The two subsidy efforts seem to respond to what’s referred to as the “new normal” for coal: fewer tons dug up than last year, more retirements of customer power plants. In fact, the Chamber’s slide-deck referred to shrinking coal demand this way: “Flat is the new ‘up.’” The Energy Information Administration estimated no rise in coal production through 2040, which is an optimistic scenario according to other experts.

The Chamber’s list of regulatory rollbacks obscures the losses that simultaneously racked up for the coal industry in 2017. Coal export from Montana is up this year, but the export terminal proposed for Longview, Wash., received four significant adverse regulatory decisions in 2017, including denials of key permits. Although the company has lodged appeals, the hill to victory is steep.

Federal coal regulators seem poised to end efforts to firm up standards for self-bonding, the unenforceable “I.O.U.” for mine cleanup available to coal companies that appear to be “too big to fail.” At the same time, Wyoming regulators are proposing to enact stronger standards, in a state where $2.2 billion of self-bonds were recently replaced with more dependable assurances by bankrupt companies including Peabody Energy, Arch Coal, and Alpha Natural Resources.

Westmoreland Coal Company seems poised for bankruptcy. It carries substantial debt and has lost key customers. After the company’s stock price crashed from $18 per share last January to hover near $1, the company’s board of directors replaced the company’s CEO in late November. Westmoreland’s mostly unionized workforce is surely wondering when the next shoe will drop, as bankruptcy judges have the power to void collective bargaining agreements.

To stay solvent, some coal companies are leaving the Powder River Basin. Contura Energy recently announced a deal to sell its two Wyoming mines to a relatively unknown entity called Blackjewel, after losing money running the mines this year. The company’s principal brings a soiled track-record from Appalachia, including the forced shut down of mines due to flagrant violations of the law. Blackjewel is set to acquire Contura’s mines for theoretical royalties to be paid in the future, while Contura is poised to shed massive liabilities from its books.

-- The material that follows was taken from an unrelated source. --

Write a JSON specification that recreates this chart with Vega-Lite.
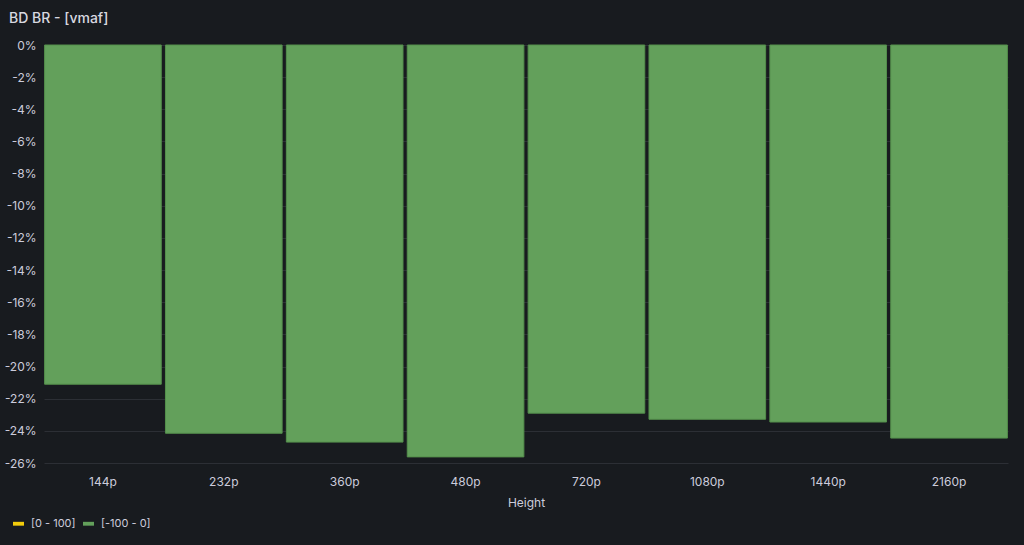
{
  "$schema": "https://vega.github.io/schema/vega-lite/v6.json",
  "autosize": {"type": "none"},
  "width": 964,
  "height": 418,
  "padding": {"left": 44, "top": 45, "right": 16, "bottom": 82},
  "background": "#181b1f",
  "title": {
    "text": "BD BR - [vmaf]",
    "anchor": "start",
    "frame": "group",
    "dx": -35,
    "offset": 13,
    "fontSize": 14,
    "fontWeight": 500,
    "font": "Inter",
    "color": "#d8d9e0"
  },
  "config": {
    "view": {"stroke": null},
    "font": "Inter"
  },
  "data": {
    "values": [
      {"height": "144p", "bdbr": -21.1, "range": "[-100 - 0]"},
      {"height": "232p", "bdbr": -24.15, "range": "[-100 - 0]"},
      {"height": "360p", "bdbr": -24.7, "range": "[-100 - 0]"},
      {"height": "480p", "bdbr": -25.62, "range": "[-100 - 0]"},
      {"height": "720p", "bdbr": -22.9, "range": "[-100 - 0]"},
      {"height": "1080p", "bdbr": -23.28, "range": "[-100 - 0]"},
      {"height": "1440p", "bdbr": -23.45, "range": "[-100 - 0]"},
      {"height": "2160p", "bdbr": -24.45, "range": "[-100 - 0]"}
    ]
  },
  "mark": {"type": "bar", "stroke": "#548f4c", "strokeWidth": 1},
  "encoding": {
    "x": {
      "field": "height",
      "type": "nominal",
      "sort": null,
      "scale": {"paddingInner": 0.035, "paddingOuter": 0.005},
      "axis": {
        "title": "Height",
        "labelAngle": 0,
        "domain": false,
        "ticks": false,
        "grid": false,
        "labelPadding": 13,
        "labelFontSize": 12,
        "labelColor": "#ccccdc",
        "titleColor": "#ccccdc",
        "titleFontSize": 12,
        "titleFontWeight": "normal",
        "titlePadding": 10
      }
    },
    "y": {
      "field": "bdbr",
      "type": "quantitative",
      "scale": {"domain": [-26, 0], "nice": false, "zero": false},
      "axis": {
        "title": null,
        "values": [0, -2, -4, -6, -8, -10, -12, -14, -16, -18, -20, -22, -24, -26],
        "labelExpr": "datum.value + '%'",
        "domain": false,
        "ticks": false,
        "grid": true,
        "gridColor": "#2c2f35",
        "gridWidth": 1,
        "labelPadding": 8,
        "labelFontSize": 12,
        "labelColor": "#ccccdc"
      }
    },
    "y2": {"datum": 0},
    "color": {
      "field": "range",
      "type": "nominal",
      "scale": {"domain": ["[0 - 100]", "[-100 - 0]"], "range": ["#f2cc0c", "#63a05b"]},
      "legend": {
        "title": null,
        "orient": "none",
        "legendX": -31,
        "legendY": 473,
        "direction": "horizontal",
        "symbolType": "M-1,-0.35L1,-0.35L1,0.35L-1,0.35Z",
        "symbolSize": 121,
        "symbolStrokeWidth": 0,
        "symbolOpacity": 1,
        "labelFontSize": 11,
        "labelColor": "#ccccdc",
        "columnPadding": 7,
        "labelOffset": 7
      }
    }
  }
}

Finally, this year saw withdrawals or indefinite postponements of nearly 65% of all pending federal coal leases. That adds up to 1.6 billion tons of coal that coal companies said they wanted to buy at one point in time. Despite the administration’s aggressive rhetoric around increasing domestic energy production, the federal coal leasing program continues to respond to economic reality.

If you believe that administration’s attempts to save the coal industry are likely to succeed, Cloud Peak Energy’s message to investors may surprise you. In the longer-term, the company is less than certain that the Trump administration can save domestic coal demand. That’s because some observers point out that too much coal is being mined for a shrinking market, which keeps coal prices low and mining companies struggling. Even though recent bankruptcies have erased billions of dollars of debt from company balance sheets, demand for coal continues to decline as coal-fired power plants shut down left and right, edged out of the market by cheap wind and gas.

As the market for coal shrinks, some mines must eventually close. With nearly all mines losing customers, mines with highest production costs will likely succumb to being underbid by lower-cost competitors. As we saw with the wave of bankruptcies, the collapse can be sudden. Where is the plan for coal country?